Antes de entender os interesses dessas empresas no Brasil, é necessário entender por que o setor hidrelétrico chinês está atravessando as fronteiras do país, diz Stephanie Jensen-Cormier, diretora da ONG International Rivers em Beijing. A China, segundo ela, tem mais de metade das grandes hidrelétricas do mundo, mais do que o Brasil, os Estados Unidos e o Canadá combinados. Por isso, agora suas empresas precisam expandir para fora do país. “As empresas estatais chinesas ficaram muito sofisticadas e competitivas na construção de grandes projetos hidrelétricos. Elas estão envolvidas em mais de 330 projetos em 85 países. A maioria deles é no sudeste asiático, mas o número está crescendo,” diz Stephanie.
Interesses amazônicos
A construção de usinas no Tapajós pode estar articulada com outros interesses chineses na região. A energia de baixo custo poderia ajudar o estabelecimento de projetos de mineração na região, outro setor de interesse dos chineses, segundo o livro Brasil “Made in China”, da socióloga Camila Moreno. A autora aponta que o Tapajós abriga reservas minerais cada vez mais procuradas pelo país asiático. “Nos últimos anos, houve uma disparada na descoberta de novos garimpos, e atualmente a região é a grande promessa de fronteira para exploração de diamantes.” Associadas à construção de eclusas, a série de usinas poderia, ainda, baratear o escoamento da soja brasileira comprada pelos chineses. A hidrovia Tapajós-Teles Pires ligaria as plantações de soja do Mato Grosso por via fluvial até o rio Amazonas, que por sua vez desemboca no porto internacional de Belém, no oceano Atlântico. O novo projeto também poderia ser complementado com o canal da Nicarágua, que a China trabalha para abrir naquele país , ligando os oceanos Atlântico e Pacífico e encurtando a rota da soja brasileira até a Ásia.

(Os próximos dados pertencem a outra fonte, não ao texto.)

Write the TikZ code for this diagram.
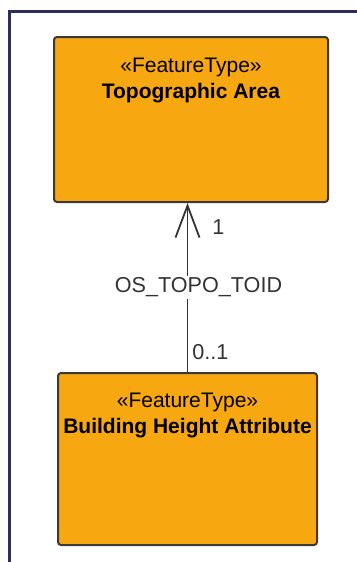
\documentclass[tikz,border=0pt]{standalone}
\usepackage{fontspec}
\setmainfont{Liberation Sans}
\usetikzlibrary{positioning, arrows.meta, calc}

\definecolor{umlorange}{HTML}{F7A70F}
\definecolor{umledge}{HTML}{3A3A3A}
\definecolor{framenavy}{HTML}{2E2E5C}
\tikzset{
    featurebox/.style={draw=umledge, fill=umlorange, line width=1pt, rounded corners=1.5pt, inner sep=0pt},
    classtext/.style={align=center, font=\fontsize{10.5}{13}\selectfont, inner sep=0pt},
    assoc/.style={draw=black!80, line width=0.9pt, -{Straight Barb[length=16pt, width=12pt, line width=0.9pt]}},
    rolelabel/.style={font=\fontsize{10.8}{13}\selectfont, text=black!80, inner sep=1pt}
}

\begin{document}
\begin{tikzpicture}[x=0.5pt, y=-0.5pt]
            \useasboundingbox (0,0) rectangle (357,562);
            % diagram frame
            \draw[framenavy, line width=1.5pt] (357,11) -- (9.5,11) -- (9.5,562);
            % classes
            \node[featurebox, minimum width=137pt, minimum height=82.5pt] (topo) at (191,119.5) {};
            \node[featurebox, minimum width=129.5pt, minimum height=86pt] (bha) at (187.5,459) {};
            \node[classtext] (topotext) at ($(topo.north)+(0,44)$) {«FeatureType»\\\textbf{Topographic Area}};
            \node[classtext] (bhatext) at ($(bha.north)+(0,43)$) {«FeatureType»\\\textbf{Building Height Attribute}};
            % association
            \draw[assoc] (bha.north) -- (bha.north |- topo.south)
                node[pos=0.5, fill=white, inner sep=3pt, xshift=5.5pt, rolelabel] (toid) {OS\_TOPO\_TOID}
                node[pos=0.86, anchor=west, xshift=11pt, rolelabel] (multtop) {1}
                node[pos=0.12, anchor=west, xshift=1pt, rolelabel] (multbot) {0..1};
\end{tikzpicture}
\end{document}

Além da integração pelos rios da região, a China também avança com outros corredores de exportação por terra. As estatais chinesas Cheng Dong International e China Harbour tem o projeto de interligar o Suriname a Manaus, incluindo um porto de águas profundas, uma rodovia e uma ferrovia, reduzindo a necessidade de navegação fluvial. A autora afirma que esses investimentos sinalizam a entrada definitiva da China na região Amazônica.

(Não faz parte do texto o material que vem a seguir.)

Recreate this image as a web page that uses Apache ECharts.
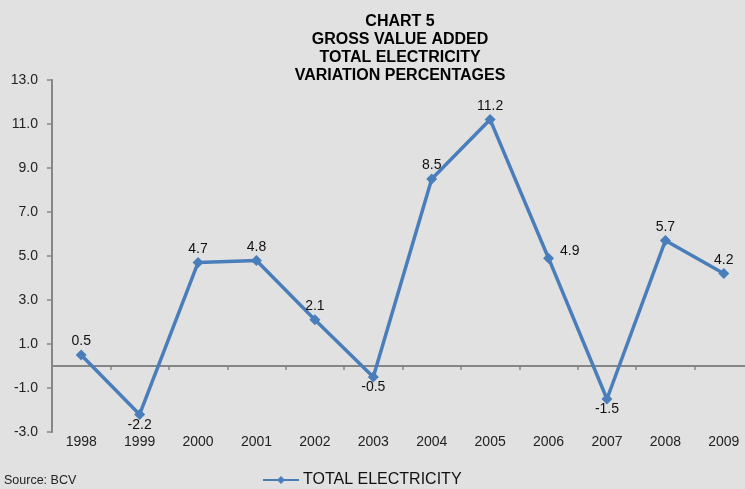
<!DOCTYPE html>
<html>
<head>
<meta charset="utf-8">
<script src="https://cdn.jsdelivr.net/npm/echarts@6/dist/echarts.min.js"></script>
<style>
  html, body { margin: 0; padding: 0; background: #e1e1e1; overflow: hidden; }
  #main { width: 745px; height: 489px; }
</style>
</head>
<body>
<div id="main"></div>
<script>
// data
var years = ['1998', '1999', '2000', '2001', '2002', '2003', '2004', '2005', '2006', '2007', '2008', '2009'];
var electricity = [0.5, -2.2, 4.7, 4.8, 2.1, -0.5, 8.5, 11.2, 4.9, -1.5, 5.7, 4.2];
var labelPos = ['top', 'bottom', 'top', 'top', 'top', 'bottom', 'top', 'top', 'right', 'bottom', 'top', 'top'];
var titleLines = ['CHART 5', 'GROSS VALUE ADDED', 'TOTAL ELECTRICITY', 'VARIATION PERCENTAGES'];

var chart = echarts.init(document.getElementById('main'));
var font = 'Liberation Sans, Arial, sans-serif';

var points = electricity.map(function (v, i) {
  var pos = labelPos[i];
  var lbl = { position: pos, distance: pos == 'bottom' ? -2 : 1 };
  if (pos == 'right') { lbl.distance = 6; lbl.offset = [0, -7]; }
  return { value: v, label: lbl };
});

var option = {
  backgroundColor: '#e1e1e1',
  animation: false,
  textStyle: { fontFamily: font },
  graphic: [{
    type: 'text', x: 400, y: 12,
    style: {
      text: titleLines.join('\n'), textAlign: 'center',
      font: 'bold 16px Liberation Sans, Arial', lineHeight: 18.2, fill: '#000'
    }
  }, {
    type: 'text', left: 4, top: 474,
    style: { text: 'Source: BCV', font: '12.5px Liberation Sans, Arial', fill: '#222' }
  }],
  legend: {
    data: ['TOTAL ELECTRICITY'],
    left: 262, top: 472, padding: 0,
    itemWidth: 36, itemHeight: 10, itemGap: 4,
    textStyle: { fontFamily: font, fontSize: 16, color: '#111', padding: [0, 0, 0, -1] }
  },
  grid: { left: 52, top: 80, right: -8, height: 352, containLabel: false, outerBoundsMode: 'none' },
  xAxis: [{
    // bottom labels only
    type: 'category',
    data: years,
    position: 'bottom',
    axisLine: { show: false, onZero: false },
    axisTick: { show: false },
    axisLabel: { fontSize: 14, color: '#222', fontFamily: font, margin: 3 }
  }, {
    // zero line with ticks
    type: 'category',
    data: years,
    position: 'bottom',
    axisLine: { show: true, onZero: true, lineStyle: { color: '#868686', width: 2 } },
    axisTick: { show: true, inside: false, length: 4, lineStyle: { color: '#868686', width: 1.5 } },
    axisLabel: { show: false }
  }],
  yAxis: {
    type: 'value',
    min: -3, max: 13, interval: 2,
    axisLine: { show: true, onZero: false, lineStyle: { color: '#868686', width: 2 } },
    axisTick: { show: true, length: 5, lineStyle: { color: '#868686', width: 1.5 } },
    splitLine: { show: false },
    axisLabel: {
      fontSize: 14, color: '#222', fontFamily: font, margin: 14,
      formatter: function (v) { return v.toFixed(1); }
    }
  },
  series: [{
    name: 'TOTAL ELECTRICITY',
    type: 'line',
    xAxisIndex: 0,
    data: points,
    symbol: 'diamond',
    symbolSize: 11,
    itemStyle: { color: '#4a7ebb' },
    lineStyle: { color: '#4a7ebb', width: 3.5 },
    label: {
      show: true, fontSize: 14, color: '#111', fontFamily: font,
      formatter: function (p) { return p.value.toFixed(1); }
    }
  }]
};
chart.setOption(option);
</script>
</body>
</html>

O presidente da Câmara de Comércio e Indústria Brasil China afirma que os investimentos de hidrelétricas, hidrovias e mineração na região não necessariamente estão interligados. Charles Tang diz que, na maioria dos casos, as empresas investem somente devido ao bom retorno de um projeto. Mas isso não excluiria a cooperação e parcerias estratégicas entre elas, já que todas têm o mesmo dono: o governo chinês.
Expansão chinesa
A Three Gorges já é a sexta maior operadora de energia no Brasil, com 6,895 quilowatts de capacidade instalada, o suficiente para abastecer o Estado de Pernambuco Sua expansão no Brasil deu um salto em novembro de 2015, quando ganhou a concessão das hidrelétricas de Jupiá e Ilha Solteira, que pertenciam à paulista Companhia Energética de São Paulo. A empresa chinesa pagou o valor mínimo da outorga, R$ 13,8 bilhões.
A expansão no Brasil foi rápida. A Three Gorges entrou no Brasil em 2011, e de maneira indireta. Foi quando a chinesa comprou a participação do governo português na Energias de Portugal (EDP), tornando-se a sua maior acionista, com 21,35% empresa. Assim, a Three Gorges herdou as obras de sete usinas hidrelétricas no Brasil.

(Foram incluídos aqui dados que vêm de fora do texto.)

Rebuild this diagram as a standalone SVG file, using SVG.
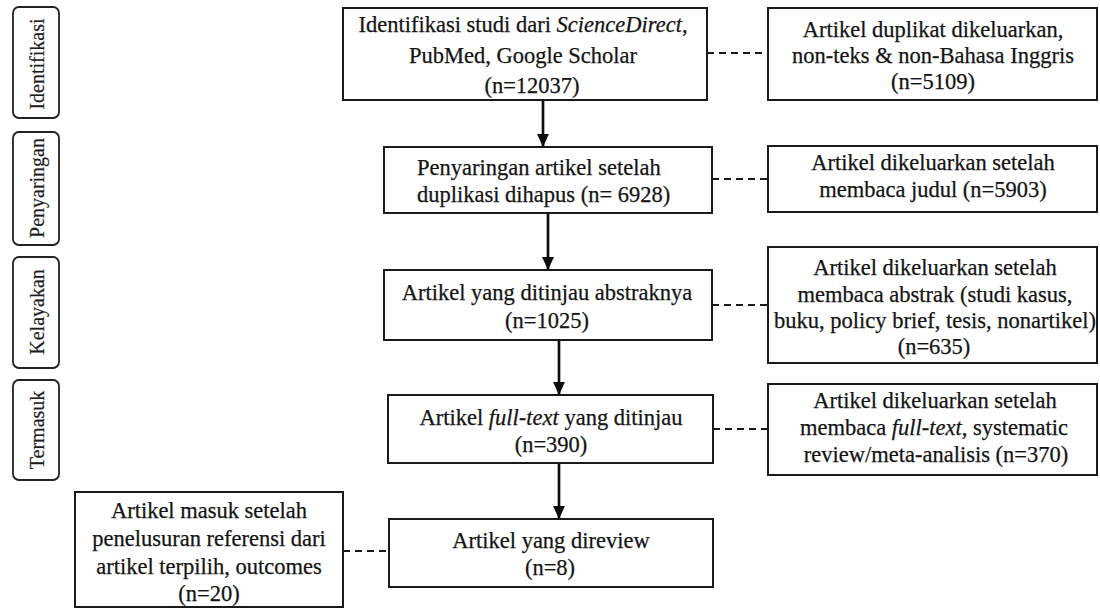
<svg xmlns="http://www.w3.org/2000/svg" width="1100" height="608" viewBox="0 0 1100 608">
<defs>
<style>
.box{fill:#fff;stroke:#1a1a1a;stroke-width:2}
.lab{fill:#fff;stroke:#222;stroke-width:1.8}
.t{font-family:"Liberation Serif","Times New Roman",serif;font-size:22.5px;fill:#141414;stroke:#141414;stroke-width:0.25;text-anchor:middle}
.tl{font-family:"Liberation Serif","Times New Roman",serif;font-size:20px;fill:#1e1e1e;stroke:#1e1e1e;stroke-width:0.2;text-anchor:middle}
.arr{stroke:#0d0d0d;stroke-width:2.7;fill:none}
.dash{stroke:#1a1a1a;stroke-width:2;stroke-dasharray:7 5;fill:none}
</style>
<marker id="ah" viewBox="0 0 12 12" refX="12" refY="6" markerWidth="13" markerHeight="13" markerUnits="userSpaceOnUse" orient="auto">
<path d="M0,0.5 L12,6 L0,11.5 z" fill="#0d0d0d"/>
</marker>
</defs>
<rect width="1100" height="608" fill="#fff"/>

<g id="stage-identifikasi">
<rect class="lab" x="13" y="7" width="46" height="111" rx="6"/>
<text class="tl" transform="translate(43.5,64) rotate(-90)">Identifikasi</text>
</g>
<g id="stage-penyaringan">
<rect class="lab" x="13" y="132" width="46" height="113" rx="6"/>
<text class="tl" transform="translate(43.5,188) rotate(-90)">Penyaringan</text>
</g>
<g id="stage-kelayakan">
<rect class="lab" x="13" y="257" width="46" height="111" rx="6"/>
<text class="tl" transform="translate(43.5,312) rotate(-90)">Kelayakan</text>
</g>
<g id="stage-termasuk">
<rect class="lab" x="13" y="380" width="46" height="100" rx="6"/>
<text class="tl" transform="translate(43.5,430) rotate(-90)">Termasuk</text>
</g>

<g id="connectors">
<line class="arr" x1="543" y1="100" x2="543" y2="147" marker-end="url(#ah)"/>
<line class="arr" x1="548" y1="213" x2="548" y2="270" marker-end="url(#ah)"/>
<line class="arr" x1="559" y1="340" x2="559" y2="395" marker-end="url(#ah)"/>
<line class="arr" x1="559" y1="463" x2="559" y2="519" marker-end="url(#ah)"/>
<line class="dash" x1="707" y1="53" x2="768" y2="53"/>
<line class="dash" x1="712" y1="179" x2="768" y2="179"/>
<line class="dash" x1="712" y1="305" x2="768" y2="305"/>
<line class="dash" x1="713" y1="429" x2="768" y2="429"/>
<line class="dash" x1="343" y1="551" x2="389" y2="551"/>
</g>

<g id="identifikasi-studi">
<rect class="box" x="343" y="8" width="364" height="92"/>
<text class="t" x="523" y="32">Identifikasi studi dari <tspan font-style="italic">ScienceDirect</tspan>,</text>
<text class="t" x="523" y="63">PubMed, Google Scholar</text>
<text class="t" x="532" y="93">(n=12037)</text>
</g>
<g id="duplikat-dikeluarkan">
<rect class="box" x="768" y="8" width="329" height="92"/>
<text class="t" x="933" y="37">Artikel duplikat dikeluarkan,</text>
<text class="t" x="933" y="63">non-teks &amp; non-Bahasa Inggris</text>
<text class="t" x="933" y="89">(n=5109)</text>
</g>
<g id="penyaringan-artikel">
<rect class="box" x="384" y="147" width="328" height="66"/>
<text class="t" x="417" y="175" style="text-anchor:start">Penyaringan artikel setelah</text>
<text class="t" x="417" y="202" style="text-anchor:start">duplikasi dihapus (n= 6928)</text>
</g>
<g id="dikeluarkan-judul">
<rect class="box" x="768" y="146" width="329" height="66"/>
<text class="t" x="933" y="170">Artikel dikeluarkan setelah</text>
<text class="t" x="933" y="197">membaca judul (n=5903)</text>
</g>
<g id="ditinjau-abstrak">
<rect class="box" x="384" y="270" width="328" height="70"/>
<text class="t" x="547" y="300">Artikel yang ditinjau abstraknya</text>
<text class="t" x="547" y="328">(n=1025)</text>
</g>
<g id="dikeluarkan-abstrak">
<rect class="box" x="768" y="247" width="329" height="116"/>
<text class="t" x="935" y="275">Artikel dikeluarkan setelah</text>
<text class="t" x="935" y="302">membaca abstrak (studi kasus,</text>
<text class="t" x="935" y="328">buku, policy brief, tesis, nonartikel)</text>
<text class="t" x="934" y="354">(n=635)</text>
</g>
<g id="full-text-ditinjau">
<rect class="box" x="388" y="395" width="325" height="68"/>
<text class="t" x="551" y="425">Artikel <tspan font-style="italic">full-text</tspan> yang ditinjau</text>
<text class="t" x="551" y="452">(n=390)</text>
</g>
<g id="dikeluarkan-full-text">
<rect class="box" x="768" y="384" width="329" height="91"/>
<text class="t" x="935" y="408">Artikel dikeluarkan setelah</text>
<text class="t" x="934" y="435">membaca <tspan font-style="italic">full-text</tspan>, systematic</text>
<text class="t" x="936" y="462">review/meta-analisis (n=370)</text>
</g>
<g id="direview">
<rect class="box" x="389" y="519" width="324" height="68"/>
<text class="t" x="551" y="548">Artikel yang direview</text>
<text class="t" x="550" y="575">(n=8)</text>
</g>
<g id="artikel-masuk">
<rect class="box" x="75" y="492" width="268" height="115"/>
<text class="t" x="209" y="518">Artikel masuk setelah</text>
<text class="t" x="209" y="546">penelusuran referensi dari</text>
<text class="t" x="209" y="574">artikel terpilih, outcomes</text>
<text class="t" x="209" y="601">(n=20)</text>
</g>
</svg>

Sua presença foi fortalecida em 2014, durante visita do presidente chinês Xi Jinping ao Brasil. Na ocasião, o governo chinês assinou um acordo cooperação-técnica com Eletrobras Furnas, empresa de economia mista e de capital aberto cujo controle acionário pertence ao governo do Brasil.
Foi quando se anunciou o interesse das duas empresas na hidrelétrica de São Luiz do Tapajós. Questionada, Furnas se limita a afirmar que o acordo prevê a construção da hidrelétrica de São Manoel (700 megawatts), que fica no rio Teles Pires, na divisa entre Pará e Mato Grosso. Em nota, a empresa brasileira declara que o acordo prevê “o desenvolvimento de novos projetos hidrelétricos no Brasil, bem como a cooperação técnica e a troca de tecnologias.” A empresa afirma ainda que “está prevista a possibilidade da participação de Furnas em novos empreendimentos de fontes alternativas de energia, sobretudo eólicas, no Brasil e na China.” A Repórter Brasil pediu detalhes da cooperação entre as duas empresas e o acesso à íntegra do acordo, mas a empresa alegou que, por se tratar de informações empresariais, essa é uma “exceção prevista” na lei de acesso à informação.